Ailey keeps the secret of Lydia’s whereabouts from Belle but visits her regularly. The sisters are as close as ever—they read The Color Purple together, shop together, eat together, and discuss the family together. Ailey continuously urges Lydia to come home again, but Lydia maintains that she wants to get clean before she sees Belle. Eventually, Lydia admits that she and Dante did not merely split up, but that Dante is dead. When she goes on to confess Gandee’s abuse, she is horrified to learn that Ailey survived his abuse too, blaming herself for not telling anyone. That night, Lydia gets high as soon as Ailey leaves her apartment. While in this state, she hears a knock on the door and gets up to investigate. A woman with long dark hair and a ragged dress beckons her down the stairs; a young Dear Pearl is there too, as well as Geoff and Dante, all waiting at the bottom of the stairs, happy to see her.
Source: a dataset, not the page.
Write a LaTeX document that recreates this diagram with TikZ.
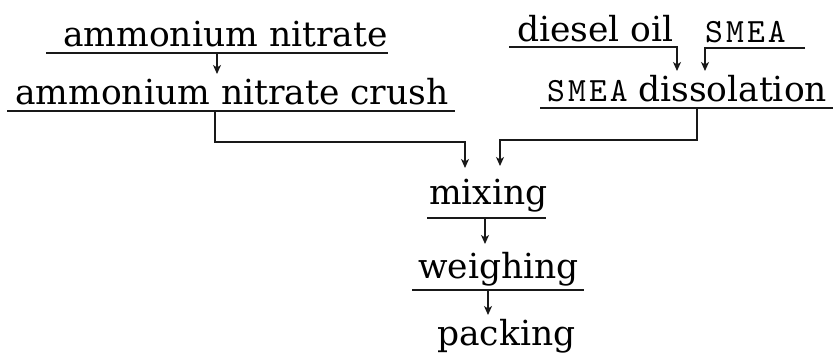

While many of the novel’s 11 parts involve parallels between the “Song” and contemporary sections, Part 7 has some of the most overt correspondences. Both sections progress backward from where the previous section left off in order to fill in a character’s backstory. In Lydia’s case, this backstory makes the reader even more sympathetic to the kind and gentle woman who survived years of sexual abuse in silence. The final vision that she sees before her death, which includes an unnamed woman matching Aggie’s description, reinforces Jeffers’s theme of the importance of family and ancestral connections, especially to those communities that have experienced great collective suffering.
By contrast, Samuel’s actions are so irredeemable that virtually nothing about his backstory could serve to make him a sympathetic character. The fact that both characters experience childhood sexual abuse heightens the contrast; though neither Lydia nor Samuel escapes psychologically unscathed, only Samuel becomes a predator himself. Part 7 includes some of his inner monologue, which shows how constantly he rationalizes his monstrous behavior. Samuel technically does nothing illegal, and he suffers only minor social consequences for raping dozens of children. No one in his community proposes that he should suffer for his sins; they merely avoid spending time with him. By doing nothing, they enable his actions. In showing these dynamics, Jeffers reveals the entire institution of slavery to be as monstrous as its worst figures. This view stands in contrast to that of characters like Rebecca, introduced in Part 9, who believes that slave owners displayed different levels of immorality, with some on the “good” end of the scale because they treated their slaves kindly.
Samuel and Gandee function as eerie doubles across the two timelines. Both prey on multiple young girls, and both lose interest in their young victims when the girls begin menstruation. Both appear to the outside world as successful members of their communities; the reader knows from Part 5 that Belle even found Gandee a kind presence in comparison to Nana Claire’s colorist rudeness. The only difference is that Gandee must go to great lengths to hide his abuse, threatening his victims in the most frightening terms imaginable. Samuel, on the other hand, is so protected by the laws of his time, which allow him to do whatever he wants to his “property,” that he eventually drops all attempts to hide his actions. The only thing that needles his conscience is Aggie’s stern moral clarity and lack of fear in his presence.